[Task to complete]
Without the pictures, set down every line of the data exactly.

[Data block]
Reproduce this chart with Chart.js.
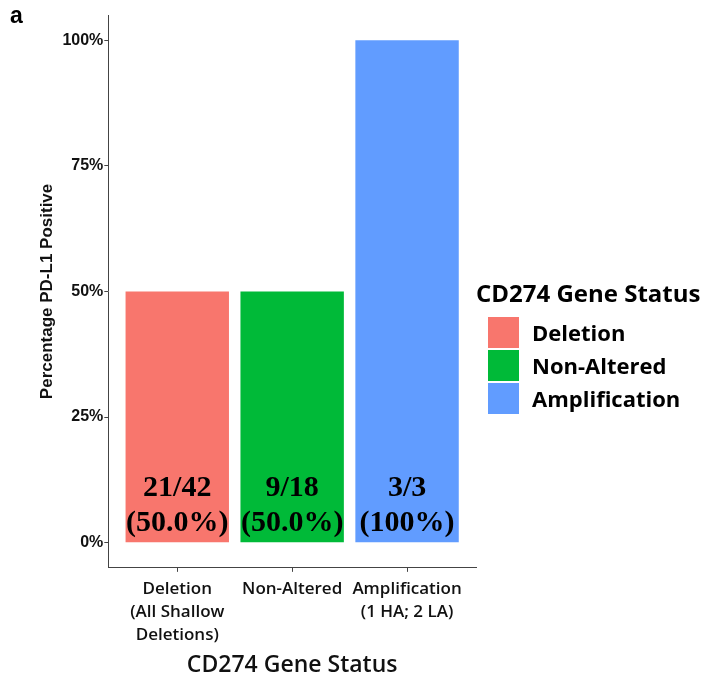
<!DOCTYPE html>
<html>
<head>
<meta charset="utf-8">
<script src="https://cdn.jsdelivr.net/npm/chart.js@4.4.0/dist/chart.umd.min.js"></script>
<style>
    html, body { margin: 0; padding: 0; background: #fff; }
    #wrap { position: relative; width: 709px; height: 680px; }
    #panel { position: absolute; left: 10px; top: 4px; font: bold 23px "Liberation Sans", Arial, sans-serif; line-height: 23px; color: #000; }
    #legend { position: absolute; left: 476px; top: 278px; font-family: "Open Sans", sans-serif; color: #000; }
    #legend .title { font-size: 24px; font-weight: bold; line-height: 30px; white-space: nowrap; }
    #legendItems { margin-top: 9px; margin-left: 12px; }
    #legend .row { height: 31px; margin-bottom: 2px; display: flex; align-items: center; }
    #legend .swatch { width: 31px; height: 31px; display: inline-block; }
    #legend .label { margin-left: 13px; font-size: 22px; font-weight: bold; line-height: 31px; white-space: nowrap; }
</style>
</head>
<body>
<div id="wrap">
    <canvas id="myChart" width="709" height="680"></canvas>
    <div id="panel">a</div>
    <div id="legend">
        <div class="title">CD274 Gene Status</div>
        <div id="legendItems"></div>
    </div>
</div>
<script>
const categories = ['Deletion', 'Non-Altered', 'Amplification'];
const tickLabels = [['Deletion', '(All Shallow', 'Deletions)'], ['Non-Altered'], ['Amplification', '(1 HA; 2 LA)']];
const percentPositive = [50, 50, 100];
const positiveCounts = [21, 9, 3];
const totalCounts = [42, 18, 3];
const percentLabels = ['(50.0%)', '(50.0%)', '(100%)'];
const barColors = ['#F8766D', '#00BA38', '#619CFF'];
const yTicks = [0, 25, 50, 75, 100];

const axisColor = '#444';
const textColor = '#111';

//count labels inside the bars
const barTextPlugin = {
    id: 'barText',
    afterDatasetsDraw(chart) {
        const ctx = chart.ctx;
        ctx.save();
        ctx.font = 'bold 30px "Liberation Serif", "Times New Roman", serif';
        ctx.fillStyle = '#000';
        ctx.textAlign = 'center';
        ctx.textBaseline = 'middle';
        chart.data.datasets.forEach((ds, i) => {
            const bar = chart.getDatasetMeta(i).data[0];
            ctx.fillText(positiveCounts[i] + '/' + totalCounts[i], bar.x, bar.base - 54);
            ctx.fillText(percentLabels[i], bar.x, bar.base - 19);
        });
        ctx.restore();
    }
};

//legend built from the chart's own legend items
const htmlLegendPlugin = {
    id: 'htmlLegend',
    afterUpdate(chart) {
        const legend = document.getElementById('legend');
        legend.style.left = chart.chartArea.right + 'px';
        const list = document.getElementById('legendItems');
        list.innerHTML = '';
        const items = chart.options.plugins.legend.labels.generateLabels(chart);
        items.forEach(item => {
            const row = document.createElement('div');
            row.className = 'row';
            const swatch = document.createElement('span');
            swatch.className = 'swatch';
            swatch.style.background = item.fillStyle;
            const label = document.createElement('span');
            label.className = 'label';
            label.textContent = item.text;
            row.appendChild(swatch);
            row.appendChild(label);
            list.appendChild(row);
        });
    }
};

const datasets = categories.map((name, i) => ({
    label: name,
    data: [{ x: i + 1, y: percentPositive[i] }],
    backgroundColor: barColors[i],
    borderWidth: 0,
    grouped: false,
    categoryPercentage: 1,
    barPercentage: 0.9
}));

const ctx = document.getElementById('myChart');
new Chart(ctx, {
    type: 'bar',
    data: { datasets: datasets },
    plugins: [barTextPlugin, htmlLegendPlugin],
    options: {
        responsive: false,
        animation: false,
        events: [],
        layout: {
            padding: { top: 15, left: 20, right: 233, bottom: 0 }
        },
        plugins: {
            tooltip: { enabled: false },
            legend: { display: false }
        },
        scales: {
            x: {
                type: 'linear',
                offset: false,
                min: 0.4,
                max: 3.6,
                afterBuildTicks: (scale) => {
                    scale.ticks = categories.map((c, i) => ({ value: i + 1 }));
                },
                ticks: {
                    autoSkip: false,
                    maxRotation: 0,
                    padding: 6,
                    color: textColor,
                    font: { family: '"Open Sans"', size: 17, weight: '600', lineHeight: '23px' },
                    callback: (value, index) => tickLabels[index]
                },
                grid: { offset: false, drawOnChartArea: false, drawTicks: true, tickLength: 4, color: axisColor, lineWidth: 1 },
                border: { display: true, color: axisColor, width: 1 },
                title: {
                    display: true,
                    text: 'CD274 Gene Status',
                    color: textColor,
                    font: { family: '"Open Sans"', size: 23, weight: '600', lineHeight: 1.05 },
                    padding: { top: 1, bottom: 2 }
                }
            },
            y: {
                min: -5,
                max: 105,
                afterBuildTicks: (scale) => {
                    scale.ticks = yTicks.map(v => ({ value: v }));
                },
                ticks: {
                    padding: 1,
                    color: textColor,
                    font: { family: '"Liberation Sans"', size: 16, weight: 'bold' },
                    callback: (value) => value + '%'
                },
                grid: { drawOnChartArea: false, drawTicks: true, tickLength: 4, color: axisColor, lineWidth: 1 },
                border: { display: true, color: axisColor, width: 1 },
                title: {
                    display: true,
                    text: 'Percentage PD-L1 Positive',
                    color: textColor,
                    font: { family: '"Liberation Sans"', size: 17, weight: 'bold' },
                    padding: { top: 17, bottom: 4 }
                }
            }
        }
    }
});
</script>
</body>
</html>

[The answer]
Reproduce this chart with Chart.js.
<!DOCTYPE html>
<html>
<head>
<meta charset="utf-8">
<script src="https://cdn.jsdelivr.net/npm/chart.js@4.4.0/dist/chart.umd.min.js"></script>
<style>
    html, body { margin: 0; padding: 0; background: #fff; }
    #wrap { position: relative; width: 709px; height: 680px; }
    #panel { position: absolute; left: 10px; top: 4px; font: bold 23px "Liberation Sans", Arial, sans-serif; line-height: 23px; color: #000; }
    #legend { position: absolute; left: 476px; top: 278px; font-family: "Open Sans", sans-serif; color: #000; }
    #legend .title { font-size: 24px; font-weight: bold; line-height: 30px; white-space: nowrap; }
    #legendItems { margin-top: 9px; margin-left: 12px; }
    #legend .row { height: 31px; margin-bottom: 2px; display: flex; align-items: center; }
    #legend .swatch { width: 31px; height: 31px; display: inline-block; }
    #legend .label { margin-left: 13px; font-size: 22px; font-weight: bold; line-height: 31px; white-space: nowrap; }
</style>
</head>
<body>
<div id="wrap">
    <canvas id="myChart" width="709" height="680"></canvas>
    <div id="panel">a</div>
    <div id="legend">
        <div class="title">CD274 Gene Status</div>
        <div id="legendItems"></div>
    </div>
</div>
<script>
const categories = ['Deletion', 'Non-Altered', 'Amplification'];
const tickLabels = [['Deletion', '(All Shallow', 'Deletions)'], ['Non-Altered'], ['Amplification', '(1 HA; 2 LA)']];
const percentPositive = [50, 50, 100];
const positiveCounts = [21, 9, 3];
const totalCounts = [42, 18, 3];
const percentLabels = ['(50.0%)', '(50.0%)', '(100%)'];
const barColors = ['#F8766D', '#00BA38', '#619CFF'];
const yTicks = [0, 25, 50, 75, 100];

const axisColor = '#444';
const textColor = '#111';

//count labels inside the bars
const barTextPlugin = {
    id: 'barText',
    afterDatasetsDraw(chart) {
        const ctx = chart.ctx;
        ctx.save();
        ctx.font = 'bold 30px "Liberation Serif", "Times New Roman", serif';
        ctx.fillStyle = '#000';
        ctx.textAlign = 'center';
        ctx.textBaseline = 'middle';
        chart.data.datasets.forEach((ds, i) => {
            const bar = chart.getDatasetMeta(i).data[0];
            ctx.fillText(positiveCounts[i] + '/' + totalCounts[i], bar.x, bar.base - 54);
            ctx.fillText(percentLabels[i], bar.x, bar.base - 19);
        });
        ctx.restore();
    }
};

//legend built from the chart's own legend items
const htmlLegendPlugin = {
    id: 'htmlLegend',
    afterUpdate(chart) {
        const legend = document.getElementById('legend');
        legend.style.left = chart.chartArea.right + 'px';
        const list = document.getElementById('legendItems');
        list.innerHTML = '';
        const items = chart.options.plugins.legend.labels.generateLabels(chart);
        items.forEach(item => {
            const row = document.createElement('div');
            row.className = 'row';
            const swatch = document.createElement('span');
            swatch.className = 'swatch';
            swatch.style.background = item.fillStyle;
            const label = document.createElement('span');
            label.className = 'label';
            label.textContent = item.text;
            row.appendChild(swatch);
            row.appendChild(label);
            list.appendChild(row);
        });
    }
};

const datasets = categories.map((name, i) => ({
    label: name,
    data: [{ x: i + 1, y: percentPositive[i] }],
    backgroundColor: barColors[i],
    borderWidth: 0,
    grouped: false,
    categoryPercentage: 1,
    barPercentage: 0.9
}));

const ctx = document.getElementById('myChart');
new Chart(ctx, {
    type: 'bar',
    data: { datasets: datasets },
    plugins: [barTextPlugin, htmlLegendPlugin],
    options: {
        responsive: false,
        animation: false,
        events: [],
        layout: {
            padding: { top: 15, left: 20, right: 233, bottom: 0 }
        },
        plugins: {
            tooltip: { enabled: false },
            legend: { display: false }
        },
        scales: {
            x: {
                type: 'linear',
                offset: false,
                min: 0.4,
                max: 3.6,
                afterBuildTicks: (scale) => {
                    scale.ticks = categories.map((c, i) => ({ value: i + 1 }));
                },
                ticks: {
                    autoSkip: false,
                    maxRotation: 0,
                    padding: 6,
                    color: textColor,
                    font: { family: '"Open Sans"', size: 17, weight: '600', lineHeight: '23px' },
                    callback: (value, index) => tickLabels[index]
                },
                grid: { offset: false, drawOnChartArea: false, drawTicks: true, tickLength: 4, color: axisColor, lineWidth: 1 },
                border: { display: true, color: axisColor, width: 1 },
                title: {
                    display: true,
                    text: 'CD274 Gene Status',
                    color: textColor,
                    font: { family: '"Open Sans"', size: 23, weight: '600', lineHeight: 1.05 },
                    padding: { top: 1, bottom: 2 }
                }
            },
            y: {
                min: -5,
                max: 105,
                afterBuildTicks: (scale) => {
                    scale.ticks = yTicks.map(v => ({ value: v }));
                },
                ticks: {
                    padding: 1,
                    color: textColor,
                    font: { family: '"Liberation Sans"', size: 16, weight: 'bold' },
                    callback: (value) => value + '%'
                },
                grid: { drawOnChartArea: false, drawTicks: true, tickLength: 4, color: axisColor, lineWidth: 1 },
                border: { display: true, color: axisColor, width: 1 },
                title: {
                    display: true,
                    text: 'Percentage PD-L1 Positive',
                    color: textColor,
                    font: { family: '"Liberation Sans"', size: 17, weight: 'bold' },
                    padding: { top: 17, bottom: 4 }
                }
            }
        }
    }
});
</script>
</body>
</html>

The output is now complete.